ESI has been doubling or tripling every 18 to 24 months and 85 percent resides in business domains. International Data Corp. estimated that 1.8 zettabytes (1.8 trillion gigabytes), contained within 500 quadrillion files, would be created and replicated in 2011. This means, as of today, there are more bits of ESI than there are stars in the known universe. See John Gantz & David Reinsel, “Extracting Value from Chaos” (2011). http://idcdocserv.com/1142. This tidal wave of data and the cost associated with it is driving innovations in nonlinear review.
On average, companies allocate 70 percent of their legal budgets to litigation, and in 2010 that meant more than $1 million for half of the companies surveyed. See Fulbright & Jaworski, “Third Annual Litigation Trends Survey Findings” (2006) and “Seventh Annual Litigation Trends Survey Findings” (2010). Discovery accounts for 50 percent of these litigation costs and up to 90 percent for the cases in the most expensive 5 percent of cases. See Nicola Faith Sharpe, “Corporate Cooperation Through Cost Sharing,” 16 Mich. Telecomm. Tech. L. Rev. 109 (2009). For every gigabyte that matriculates to review, companies are spending $18,750. Given that the average employee’s e-mail contains 25 gigabytes of data, there is a potential risk of $468,750 per custodian in a discovery request. See Enterprise Strategy Group & Gartner, “Mapping Technology and Vendors to the Electronic Discovery Reference Model” (November 2007), http://www.gartner.com/id=543108.
As corporations contend with mountains of data and costs in e-discovery, they are taking greater ownership of handling ESI and welcoming the development of more efficient methods.

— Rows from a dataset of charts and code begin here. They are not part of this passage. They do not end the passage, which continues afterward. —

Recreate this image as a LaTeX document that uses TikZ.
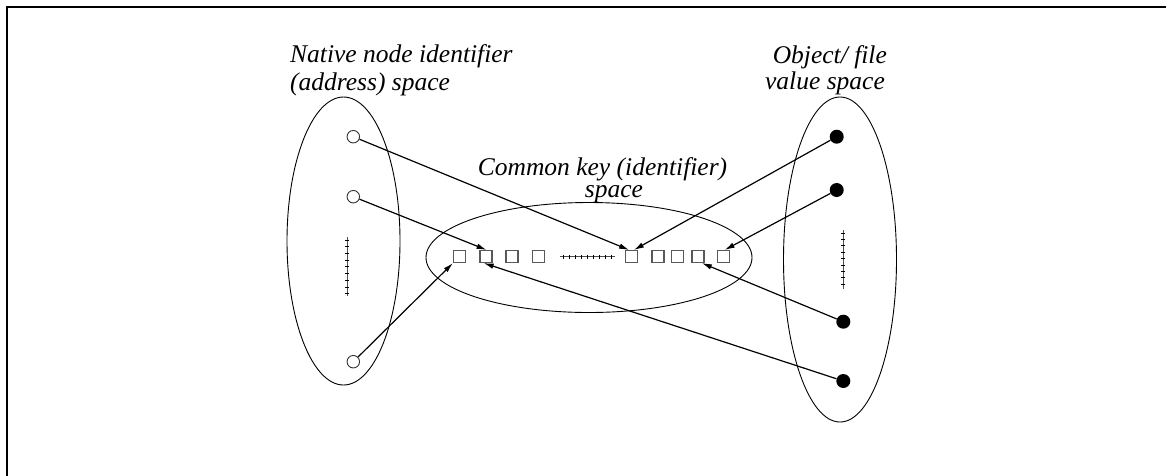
\documentclass[tikz,border=0pt]{standalone}
\usepackage{fontspec}
\setmainfont{Liberation Serif}
\usetikzlibrary{arrows.meta}
\begin{document}
\begin{tikzpicture}[x=1pt,y=-1pt,
  lbl/.style={font=\fontsize{25.5}{29}\selectfont\itshape, inner sep=0pt},
  opn/.style={circle, draw=black!80, line width=0.9pt, minimum size=12.5pt, inner sep=0pt},
  full/.style={circle, fill=black, minimum size=14pt, inner sep=0pt},
  key/.style={rectangle, draw=black!65, line width=1.1pt, minimum size=12pt, inner sep=0pt},
  link/.style={line width=1.2pt, -{Latex[length=10pt,width=5.5pt]}},
  region/.style={draw, line width=0.9pt},
  tickline/.style={draw=black!70, line width=1pt},
  tick/.style={draw=black, line width=0.8pt},
]
\useasboundingbox (0,0) rectangle (1166,475);
% frame (top and left edges)
\draw[line width=2.5pt] (1170,6.8) -- (7,6.8) -- (7,480);

% regions
\draw[region] (343.5,241) ellipse [x radius=56.5, y radius=144];
\draw[region] (840,259.5) ellipse [x radius=56.5, y radius=162.5];
\draw[region] (589,257.5) ellipse [x radius=163, y radius=55];

% labels
\node[lbl, anchor=base west] (n1) at (290,62.5) {Native node identifier};
\node[lbl, anchor=base west] (n2) at (290,90.5) {(address) space};
\node[lbl, anchor=base east] (o1) at (887,63.5) {Object/ file};
\node[lbl, anchor=base east] (o2) at (885,89) {value space};
\node[lbl, anchor=base, text depth=0pt] (k1) at (602.5,175) {Common key (identifier)};
\node[lbl, anchor=base, text height=1ex] (k2) at (614,197) {space};

% native node identifiers
\node[opn] (c1) at (353.3,136.7) {};
\node[opn] (c2) at (353.3,196.7) {};
\node[opn] (c3) at (353.3,361.7) {};

% object values
\node[full] (d1) at (836.7,136.7) {};
\node[full] (d2) at (836.7,190) {};
\node[full] (d3) at (843.3,321.7) {};
\node[full] (d4) at (843.3,381) {};

% keys
\foreach \i/\x in {1/459.5,2/486,3/512,4/538.5,5/631.5,6/658,7/677.5,8/698,9/723.5}
  \node[key] (s\i) at (\x,256.5) {};

% ellipsis lines
\draw[tickline] (347,237) -- (347,296);
\foreach \y in {240,246.7,...,295} \draw[tick] (345,\y) -- (349,\y);
\draw[tickline] (843.3,230) -- (843.3,288.5);
\foreach \y in {233,239.4,...,288} \draw[tick] (841.3,\y) -- (845.3,\y);
\draw[tickline] (560,256.7) -- (615,256.7);
\foreach \x in {563,569,...,614} \draw[tick] (\x,254.7) -- (\x,258.7);

% mappings
\draw[link] (c1) -- (s5.110);
\draw[link] (c2) -- (s2.85);
\draw[link] (c3) -- (s1.south west);
\draw[link] (d1) -- (s5.70);
\draw[link] (d2) -- (s9.80);
\draw[link] (d3) -- (s8.300);
\draw[link] (d4) -- (s2.250);
\end{tikzpicture}
\end{document}
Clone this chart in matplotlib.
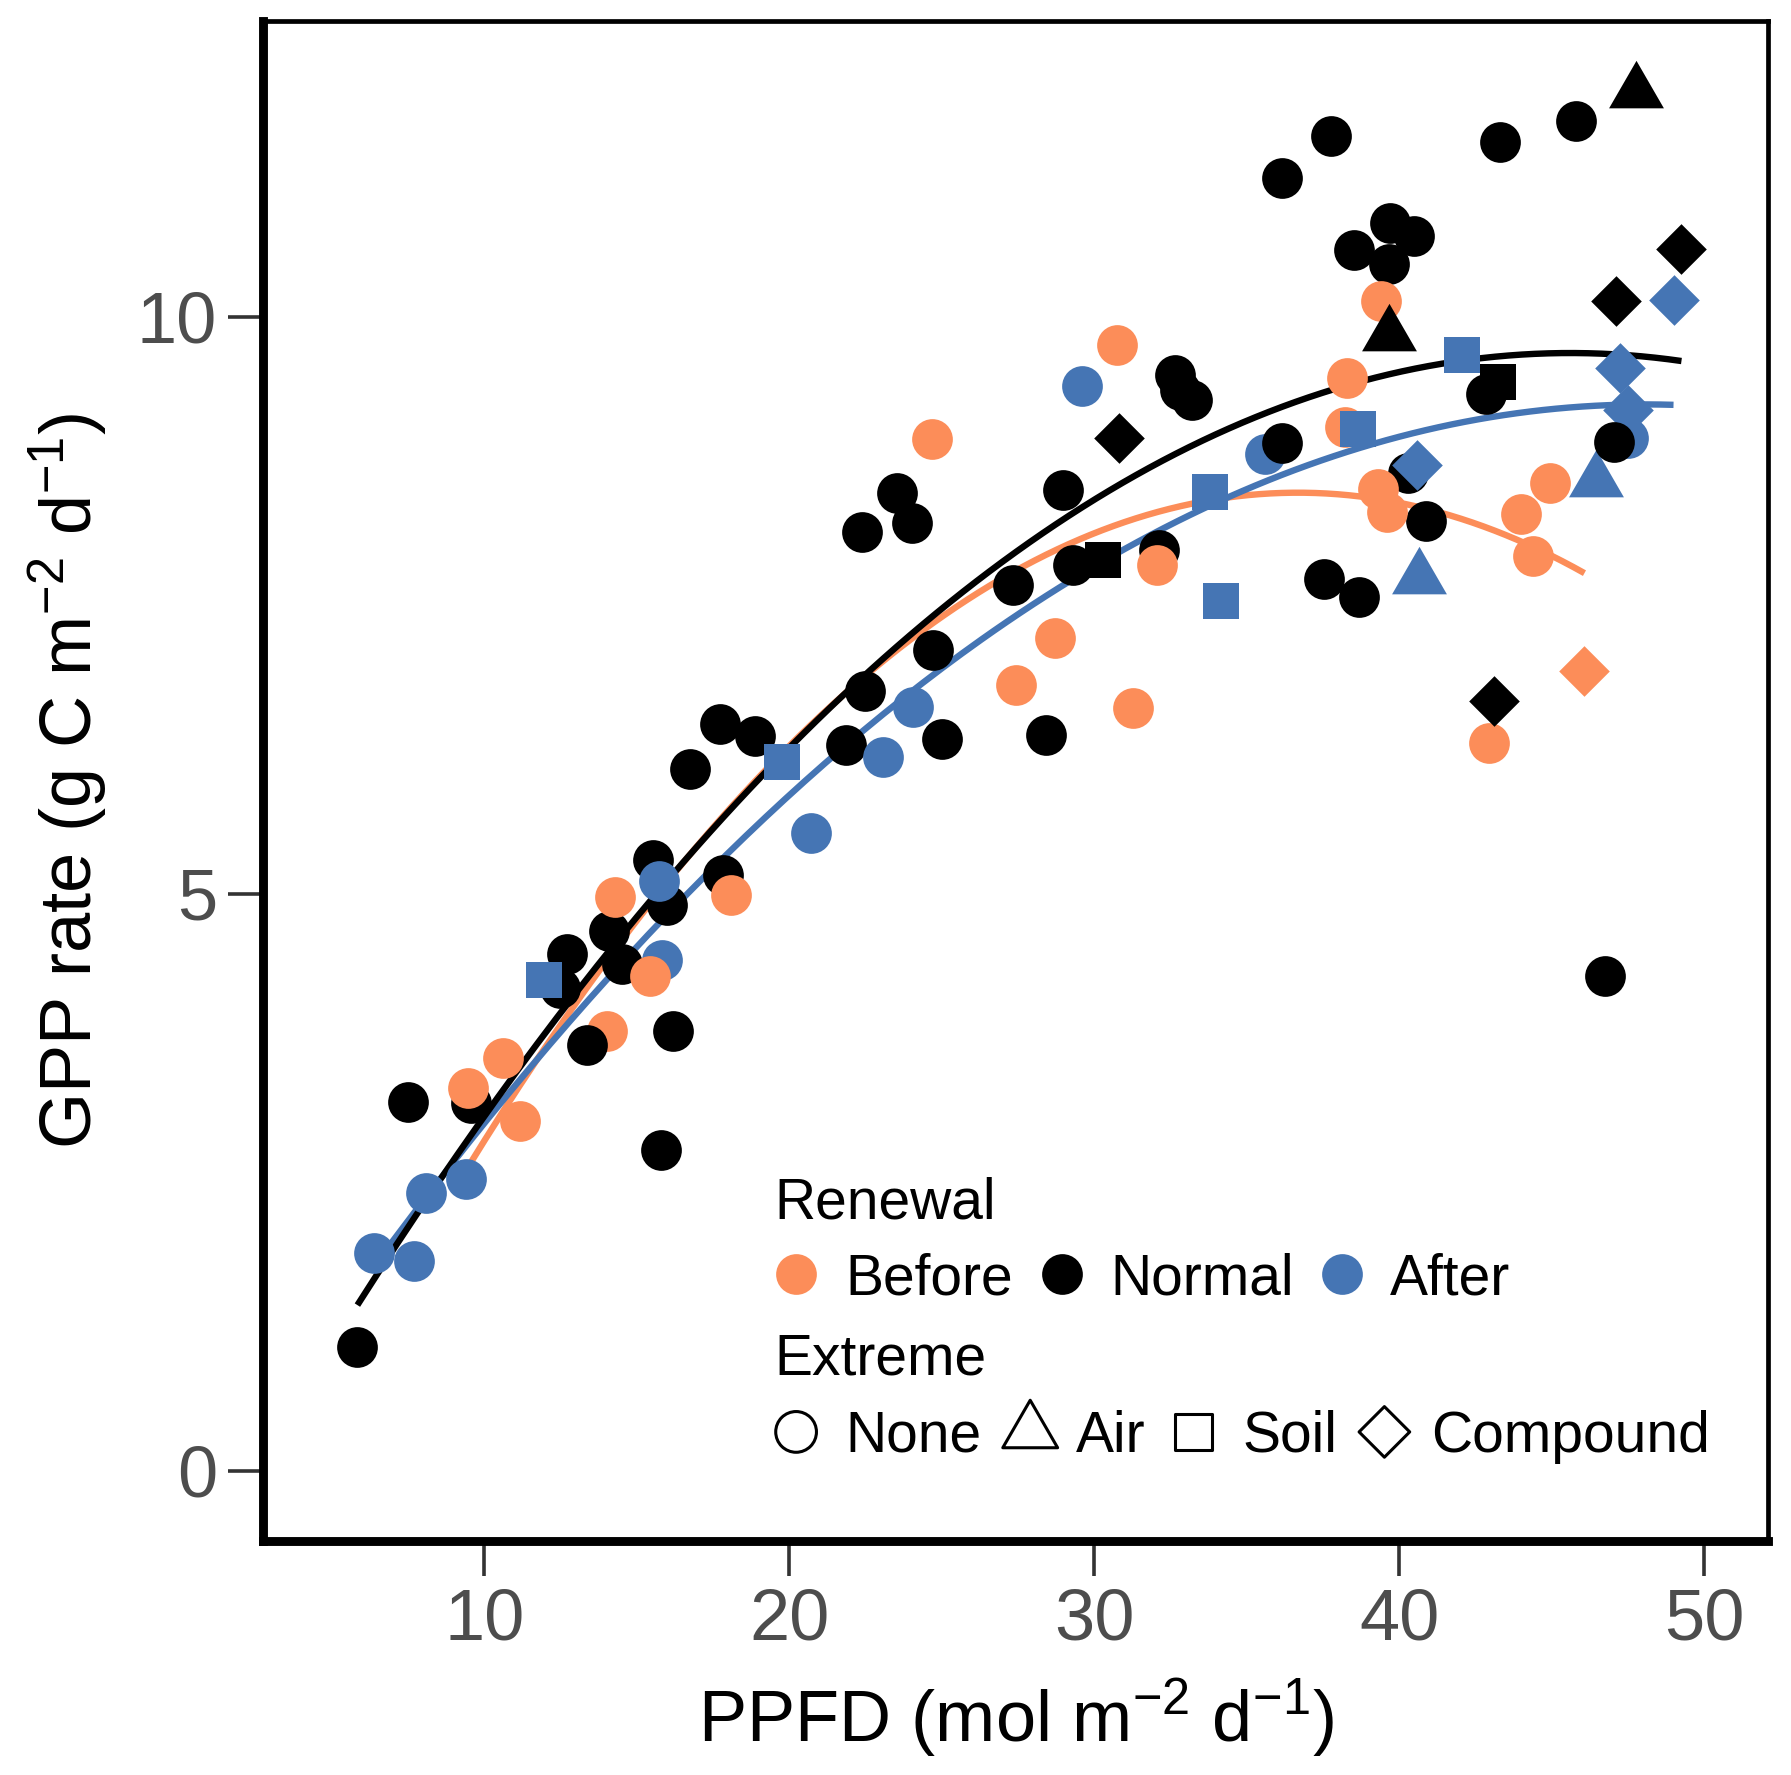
import numpy as np
import matplotlib.pyplot as plt
from matplotlib.path import Path

plt.rcParams['font.family'] = ['Liberation Sans', 'DejaVu Sans']
plt.rcParams['mathtext.default'] = 'regular'

# ---- data, drawing order kept for overlaps ----
ppfd = [5.84, 7.49, 9.55, 12.47, 12.71, 14.10, 14.51, 15.54, 16.00, 16.19,
        15.80, 17.82, 16.74, 17.73, 18.86, 21.86, 22.48, 22.37, 23.52, 24.01,
        24.70, 25.00, 27.34, 28.40, 28.99, 29.31, 32.13, 32.64, 32.80, 33.19,
        36.15, 37.76, 37.54, 38.67, 38.50, 39.69, 40.49, 39.66, 40.30, 40.87,
        42.83, 43.31, 45.80, 46.74,
        30.30, 43.24, 47.75, 30.82, 47.12, 49.25,
        # before
        9.48, 10.60, 11.18, 14.03, 14.28, 18.09, 24.69, 27.43, 28.70, 30.74,
        31.28, 32.07, 38.27, 38.22, 39.41, 39.29, 39.60, 42.94, 44.00, 44.38,
        44.94, 46.07,
        # after
        6.37, 7.69, 8.10, 9.39, 15.72, 15.82, 20.72, 23.08, 24.06, 29.60,
        35.60, 47.50,
        11.95, 19.77, 33.79, 34.16, 38.66, 42.04,
        40.66, 46.44, 40.57, 47.23, 47.49, 48.99,
        # drawn last
        13.37, 36.16, 47.04, 39.67, 43.10, 15.42]
gpp = [1.07, 3.20, 3.19, 4.18, 4.48, 4.68, 4.39, 5.29, 4.90, 3.81,
       2.78, 5.16, 6.08, 6.47, 6.37, 6.29, 6.76, 8.14, 8.47, 8.21,
       7.11, 6.34, 7.68, 6.38, 8.50, 7.85, 7.98, 9.50, 9.37, 9.28,
       11.20, 11.57, 7.73, 7.57, 10.58, 10.81, 10.70, 10.46, 8.65, 8.23,
       9.33, 11.52, 11.70, 4.29,
       7.89, 9.44, 11.95, 8.95, 10.14, 10.59,
       3.32, 3.58, 3.03, 3.81, 4.97, 4.99, 8.94, 6.81, 7.22, 9.76,
       6.61, 7.85, 9.47, 9.05, 10.14, 8.51, 8.31, 6.31, 8.29, 7.93,
       8.56, 6.93,
       1.89, 1.82, 2.41, 2.53, 5.11, 4.43, 5.53, 6.19, 6.62, 9.40,
       8.81, 8.95,
       4.25, 6.14, 8.48, 7.54, 9.03, 9.67,
       7.74, 8.58, 8.72, 9.56, 9.19, 10.15,
       3.69, 8.91, 8.92, 9.84, 6.67, 4.29]
renewal = (['Normal'] * 50 + ['Before'] * 22 + ['After'] * 24
           + ['Normal'] * 5 + ['Before'])
extreme = (['None'] * 44 + ['Soil', 'Soil', 'Air', 'Compound', 'Compound', 'Compound']
           + ['None'] * 21 + ['Compound']
           + ['None'] * 12 + ['Soil'] * 6 + ['Air'] * 2 + ['Compound'] * 4
           + ['None', 'None', 'None', 'Air', 'Compound', 'None'])

colors = {'Before': '#FC8D59', 'Normal': 'black', 'After': '#4575B4'}

tri = Path([(0, 0.5774), (-0.5, -0.2887), (0.5, -0.2887), (0, 0.5774)],
           [Path.MOVETO, Path.LINETO, Path.LINETO, Path.CLOSEPOLY])
markers = {'None': 'o', 'Air': tri, 'Soil': 's', 'Compound': 'D'}
sizes = {'None': 215, 'Air': 520, 'Soil': 174, 'Compound': 166}

ppfd = np.array(ppfd)
gpp = np.array(gpp)
renewal = np.array(renewal)
extreme = np.array(extreme)

fig = plt.figure(figsize=(8.955, 8.875), dpi=200)
ax = fig.add_axes([0.1471, 0.1318, 0.8401, 0.8564])

# quadratic fits per renewal group
for r in ['Before', 'After', 'Normal']:
    m = renewal == r
    coef = np.polyfit(ppfd[m], gpp[m], 2)
    xs = np.linspace(ppfd[m].min(), ppfd[m].max(), 200)
    ax.plot(xs, np.polyval(coef, xs), color=colors[r], lw=2.3, zorder=2,
            solid_capstyle='butt')

for xi, yi, r, e in zip(ppfd, gpp, renewal, extreme):
    ax.scatter([xi], [yi], s=sizes[e], marker=markers[e], color=colors[r],
               linewidths=0, zorder=3)

ax.set_xlim(2.76, 52.09)
ax.set_ylim(-0.609, 12.565)
ax.set_xticks([10, 20, 30, 40, 50])
ax.set_yticks([0, 5, 10])
ax.tick_params(length=12.6, width=1.3, color='#333333', labelcolor='#4D4D4D',
               labelsize=26, pad=4)
for s in ['left', 'bottom']:
    ax.spines[s].set_linewidth(3.2)
for s in ['top', 'right']:
    ax.spines[s].set_linewidth(1.7)

ax.set_xlabel('PPFD (mol m$^{-2}$ d$^{-1}$)', fontsize=26, labelpad=8)
ax.set_ylabel('GPP rate (g C m$^{-2}$ d$^{-1}$)', fontsize=26, labelpad=10)

# legend drawn inside the panel
fs = 20.5
ax.text(0.3396, 0.2121, 'Renewal', transform=ax.transAxes, fontsize=fs, va='baseline')
row1 = [(0.354, 0.3866, 'Before'), (0.531, 0.5627, 'Normal'), (0.7168, 0.7487, 'After')]
for (mx, tx, lab) in row1:
    ax.scatter([mx], [0.1754], s=215, marker='o', color=colors[lab], linewidths=0,
               transform=ax.transAxes, clip_on=False, zorder=4)
    ax.text(tx, 0.1621, lab, transform=ax.transAxes, fontsize=fs, va='baseline')

ax.text(0.3396, 0.1094, 'Extreme', transform=ax.transAxes, fontsize=fs, va='baseline')
row2 = [(0.354, 0.3866, 'None'), (0.5096, 0.540, 'Air'), (0.6182, 0.6508, 'Soil'),
        (0.745, 0.7761, 'Compound')]
for (mx, tx, lab) in row2:
    ax.scatter([mx], [0.0718], s=sizes[lab], marker=markers[lab], facecolors='none',
               edgecolors='black', linewidths=1.1, transform=ax.transAxes,
               clip_on=False, zorder=4)
    ax.text(tx, 0.0588, lab, transform=ax.transAxes, fontsize=fs, va='baseline')

fig.savefig('out.png', dpi=200)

Large corporations are bringing technology and e-discovery specialists in-house and exerting increased pressure on outside counsel to contain cost in all aspects of the discovery process. Increasingly, corporations are also requesting alternative fee structures with outside counsel and service providers to reign in the cost of e-discovery, and requesting flat fees per gigabyte, per document or for entire matters inclusive of billable hours. See Fulbright & Jaworski surveys, supra.
In order to meet the expectations of their corporate clients, counsel and service providers are using new technology and processes for handling ESI. E-discovery practitioners are opening up to the idea of technology-assisted review to manage the cost and time pressures.
Nonlinear review uses technology to analyze data, allowing counsel to prioritize what is reviewed, in what order and by whom. Early case assessment (ECA), sophisticated culling searches and algorithms that “learn” about the data the way Pandora.com “learns” what type of music you like are examples of some of the recent technologies ranging from the most conservative to most progressive.
Typical linear reviews group data on a per-custodian or collection-sequential basis for attorney review and then involve trudging through the data set document by document. By contrast, nonlinear methods can be used to decrease the volume of data necessary for review and to group content-similar documents, like those most likely or least likely to be relevant, allowing for a fast-paced yet accurate review.
Using tools promoting ECA capabilities, practitioners can view documents as they are collected and make strategic decisions earlier than before that expedite fact-driven case development. Prior to ECA, attorneys had to wait until after lengthy, expensive processing and document review to analyze ESI. This workflow was costly and potentially exposed organizations to risk. Prioritization and analysis of data before the review phase reduces the time and money necessary to uncover and manage “smoking gun” documents. It also allows for implementation of a more organized data-review workflow, which speeds data-review pace and increases accuracy, allowing counsel to prepare for trial sooner and with more specificity.
Practitioners can now search for and cluster documents by concept or near-duplicate content and eliminate or prioritize data-review workflows based upon that information. E-mail suppression and threading technology capture and reconstruct e-mail conversations within the data set. This can consolidate the review of duplicate or near-duplicate documents and allow for greater exclusion of nonrelevant data prior to paying for attorney review. Iterative searching using these tools in conjunction with traditional Boolean search allows practitioners to significantly reduce the volume of data pushed to review without sacrificing accuracy.
On the more complex end of the spectrum, nonlinear review encompasses predictive analytics, machine learning, predictive coding and automated coding.
With these technologies, as more of the data are analyzed, the model continues to be refined to the point of maximum accuracy, and can then run with minimal supervision through the body of data. This type of computer-assisted review is the new “it” topic in e-discovery. When properly managed, it reins in the cost, time and labor that have rendered e-discovery problematic.
These varied, nonlinear methods conform to one central formula: Instead of following data collection with limited analysis and then trudging through the output page by page, these methods begin with analyzing sample data and determining which additional nonlinear model is most appropriate for the data and goals of the particular case.
In the past, practitioners had to choose whether they should spend exorbitant amounts of money for quick and accurate reviews, or sacrifice speed or accuracy to contain cost. Nonlinear review tools have enabled complex e-discovery reviews to be done at a reduced cost without loss of accuracy or speed — often increasing both.
Recent writings by U.S. Magistrate Judge Andrew J. Peck of the Southern District of New York bode well for wider implementation of technology-assisted methods. According to Peck, advanced nonlinear methods — when used in a defensible workflow and in a reasonable manner when data volume necessitates them — will receive blessings from the bench. Instead of having only one option, “a factory of contract lawyers” culling document by document and filtering a selection of documents to senior lawyers, the senior lawyers can now leverage technology in a way that best fits the unique case at hand. Andrew J. Peck, “Search, Forward: Will manual document review and keyword searches be replaced by computer-assisted coding?” L. Tech. News (Oct. 1, 2011).